Friday, December 31, 2004

New Year's Eve

I'm happy now. Our children are home. Tonight doesn't seem like a great night for a young driver to be out nor does it make sense for a 12 year to go to the teen center on NYE. Really. Stay home with the mama and the daddy.

If I ever did anything wild on NYE it was so long ago that I don't remember it. I just want to be home with something good to eat. The LD requested homemade chicken pot pie which I made for supper. The pie turned out well and the family finished off the entire dish.

New Year's Eve reminds me of too much alcohol being consumed by a parent when I was growing up. Don't want that as an adult. Don't think drinking is cool or interesting or fun. Just don't.

My distaste of alcohol isn't for religious reasons although I've seen enough church people with drinking "issues" to last me for the next 30 years. I'm not interested in alcohol because I spent time watching people drink when I was a kid. The adults would get loud. The adults would get mean. The adults were no fun.
When I left home, I covenanted with myself that I would not drink to excess nor spend time with people who drink heavily. This vow saved me from marrying a fellow seminarian who spent years after seminary being a drunk. I loved that boy but couldn't deal with the alcohol. He's sober now and happily married as far as I know. Good for him. He got out of the trap. The LH drinks lightly which I watched closely when I was courting him. He can take it or leave it although his cardiologist suggested a beer or glass of wine each day so he has a tad in the evenings.

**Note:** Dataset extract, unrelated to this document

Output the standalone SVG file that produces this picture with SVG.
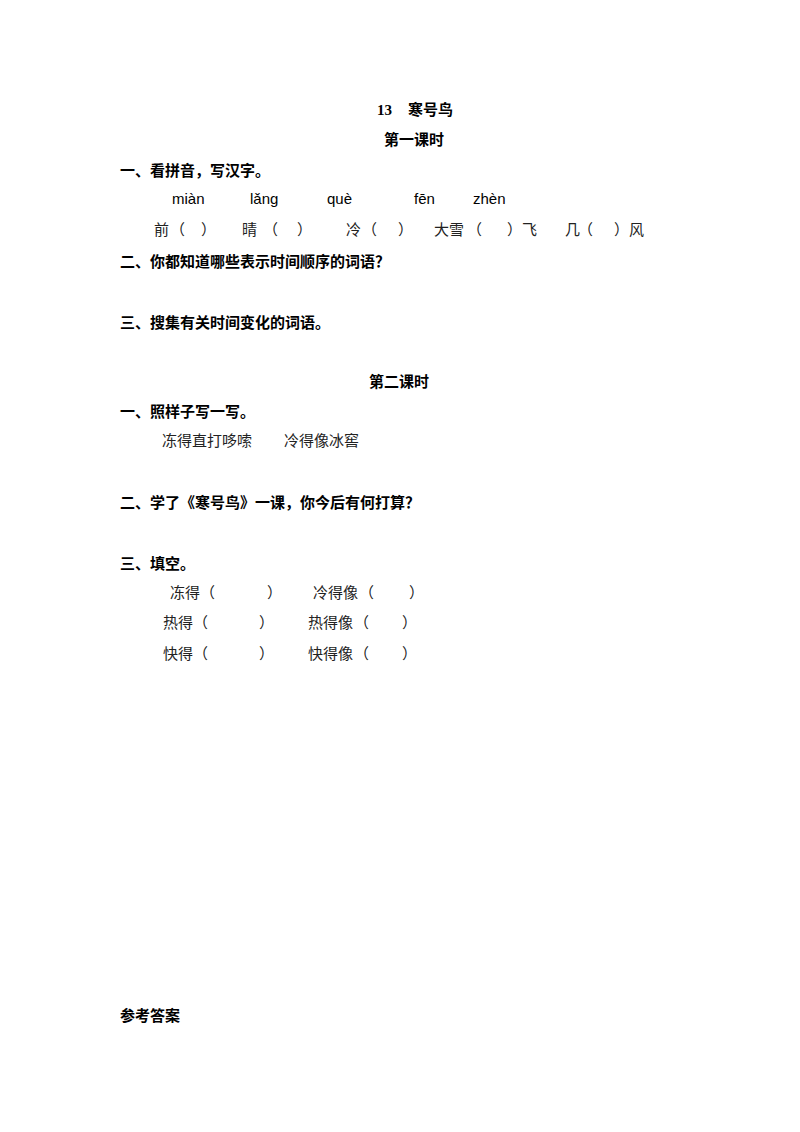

I lost a close friend years ago over alcohol. She wasn't in an accident although I hear she has come close to having several wrecks. What I mean is that she became more interested in drinking buddies than me. After all these years, I still miss her. I can talk with her in the daytime but not late afternoon or evening. By day's end she's on her way to loud chatter.

My ministry helps keep me from alcohol not because I want to be a holier than thou but because I want to be available when needed. I'm a small person so alcohol works quickly in my bloodstream. If I do have a glass of wine I don't want to drive or have to handle anything important. I can't be available to my people if I'm drinking so I don't drink.

I'm one durn party animal, aren't I? Too bad. Being a dour Presbyterian and mom takes all my party animal energy.

Happy New Year, thanks for reading. God be with you in the New Year.